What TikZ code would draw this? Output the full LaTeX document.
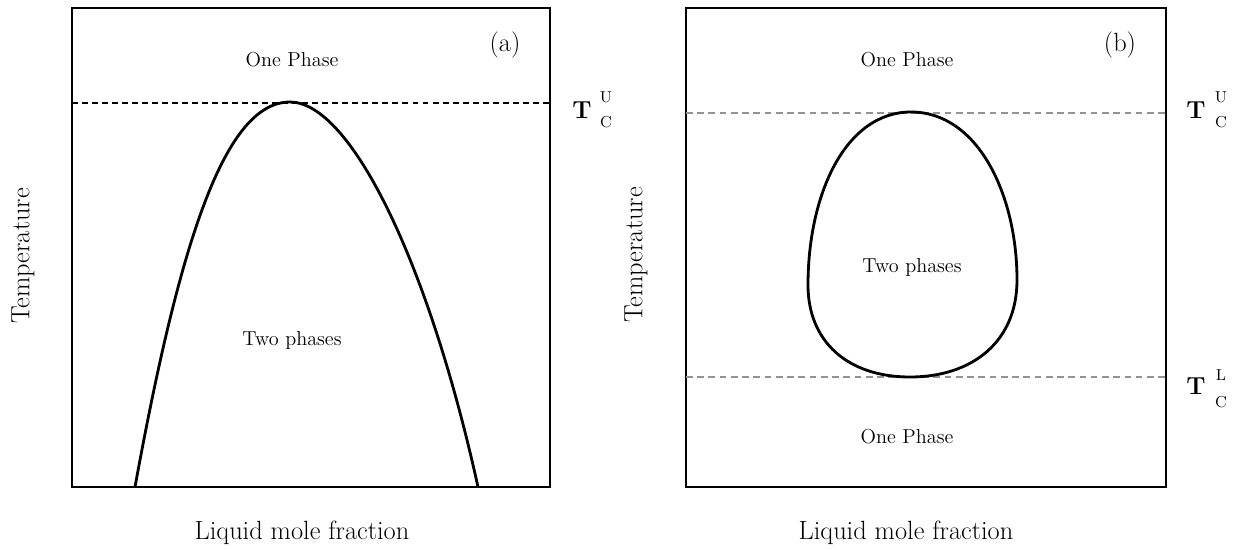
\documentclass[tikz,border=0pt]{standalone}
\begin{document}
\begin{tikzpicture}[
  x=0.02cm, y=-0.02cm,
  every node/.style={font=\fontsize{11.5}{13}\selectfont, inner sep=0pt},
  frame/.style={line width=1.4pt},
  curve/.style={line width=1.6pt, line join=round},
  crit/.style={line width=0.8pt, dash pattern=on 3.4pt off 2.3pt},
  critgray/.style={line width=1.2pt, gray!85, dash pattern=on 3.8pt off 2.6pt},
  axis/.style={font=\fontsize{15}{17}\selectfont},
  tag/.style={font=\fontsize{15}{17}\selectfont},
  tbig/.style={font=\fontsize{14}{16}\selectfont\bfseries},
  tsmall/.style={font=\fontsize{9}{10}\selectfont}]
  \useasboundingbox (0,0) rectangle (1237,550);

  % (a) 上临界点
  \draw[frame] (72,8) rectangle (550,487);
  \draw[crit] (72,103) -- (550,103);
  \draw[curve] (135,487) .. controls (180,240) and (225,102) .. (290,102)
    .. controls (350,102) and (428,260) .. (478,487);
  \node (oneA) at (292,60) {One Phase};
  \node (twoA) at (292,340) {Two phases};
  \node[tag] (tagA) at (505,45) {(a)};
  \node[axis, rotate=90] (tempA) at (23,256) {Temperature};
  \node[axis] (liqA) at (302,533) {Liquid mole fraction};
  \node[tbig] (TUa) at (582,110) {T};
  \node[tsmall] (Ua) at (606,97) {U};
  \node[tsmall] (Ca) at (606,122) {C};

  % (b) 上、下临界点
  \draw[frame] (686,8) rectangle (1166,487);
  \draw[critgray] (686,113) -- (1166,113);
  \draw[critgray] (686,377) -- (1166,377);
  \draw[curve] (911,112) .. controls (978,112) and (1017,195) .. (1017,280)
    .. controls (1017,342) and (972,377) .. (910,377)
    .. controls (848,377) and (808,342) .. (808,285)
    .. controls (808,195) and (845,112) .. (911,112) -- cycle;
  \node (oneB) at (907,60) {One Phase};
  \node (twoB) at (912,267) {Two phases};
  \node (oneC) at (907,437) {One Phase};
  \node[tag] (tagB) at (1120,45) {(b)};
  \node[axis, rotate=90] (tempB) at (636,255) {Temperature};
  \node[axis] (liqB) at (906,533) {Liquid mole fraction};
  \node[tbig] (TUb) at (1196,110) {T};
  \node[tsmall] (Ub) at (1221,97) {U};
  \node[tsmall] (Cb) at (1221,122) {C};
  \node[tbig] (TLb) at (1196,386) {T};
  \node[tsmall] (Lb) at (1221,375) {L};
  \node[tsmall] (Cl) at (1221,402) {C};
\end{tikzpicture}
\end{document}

--------

WRITTEN TASK — Without the pictures, write out the whole listing above exactly as it appears.

EXERCISE ANSWER —
What TikZ code would draw this? Output the full LaTeX document.
\documentclass[tikz,border=0pt]{standalone}
\begin{document}
\begin{tikzpicture}[
  x=0.02cm, y=-0.02cm,
  every node/.style={font=\fontsize{11.5}{13}\selectfont, inner sep=0pt},
  frame/.style={line width=1.4pt},
  curve/.style={line width=1.6pt, line join=round},
  crit/.style={line width=0.8pt, dash pattern=on 3.4pt off 2.3pt},
  critgray/.style={line width=1.2pt, gray!85, dash pattern=on 3.8pt off 2.6pt},
  axis/.style={font=\fontsize{15}{17}\selectfont},
  tag/.style={font=\fontsize{15}{17}\selectfont},
  tbig/.style={font=\fontsize{14}{16}\selectfont\bfseries},
  tsmall/.style={font=\fontsize{9}{10}\selectfont}]
  \useasboundingbox (0,0) rectangle (1237,550);

  % (a) 上临界点
  \draw[frame] (72,8) rectangle (550,487);
  \draw[crit] (72,103) -- (550,103);
  \draw[curve] (135,487) .. controls (180,240) and (225,102) .. (290,102)
    .. controls (350,102) and (428,260) .. (478,487);
  \node (oneA) at (292,60) {One Phase};
  \node (twoA) at (292,340) {Two phases};
  \node[tag] (tagA) at (505,45) {(a)};
  \node[axis, rotate=90] (tempA) at (23,256) {Temperature};
  \node[axis] (liqA) at (302,533) {Liquid mole fraction};
  \node[tbig] (TUa) at (582,110) {T};
  \node[tsmall] (Ua) at (606,97) {U};
  \node[tsmall] (Ca) at (606,122) {C};

  % (b) 上、下临界点
  \draw[frame] (686,8) rectangle (1166,487);
  \draw[critgray] (686,113) -- (1166,113);
  \draw[critgray] (686,377) -- (1166,377);
  \draw[curve] (911,112) .. controls (978,112) and (1017,195) .. (1017,280)
    .. controls (1017,342) and (972,377) .. (910,377)
    .. controls (848,377) and (808,342) .. (808,285)
    .. controls (808,195) and (845,112) .. (911,112) -- cycle;
  \node (oneB) at (907,60) {One Phase};
  \node (twoB) at (912,267) {Two phases};
  \node (oneC) at (907,437) {One Phase};
  \node[tag] (tagB) at (1120,45) {(b)};
  \node[axis, rotate=90] (tempB) at (636,255) {Temperature};
  \node[axis] (liqB) at (906,533) {Liquid mole fraction};
  \node[tbig] (TUb) at (1196,110) {T};
  \node[tsmall] (Ub) at (1221,97) {U};
  \node[tsmall] (Cb) at (1221,122) {C};
  \node[tbig] (TLb) at (1196,386) {T};
  \node[tsmall] (Lb) at (1221,375) {L};
  \node[tsmall] (Cl) at (1221,402) {C};
\end{tikzpicture}
\end{document}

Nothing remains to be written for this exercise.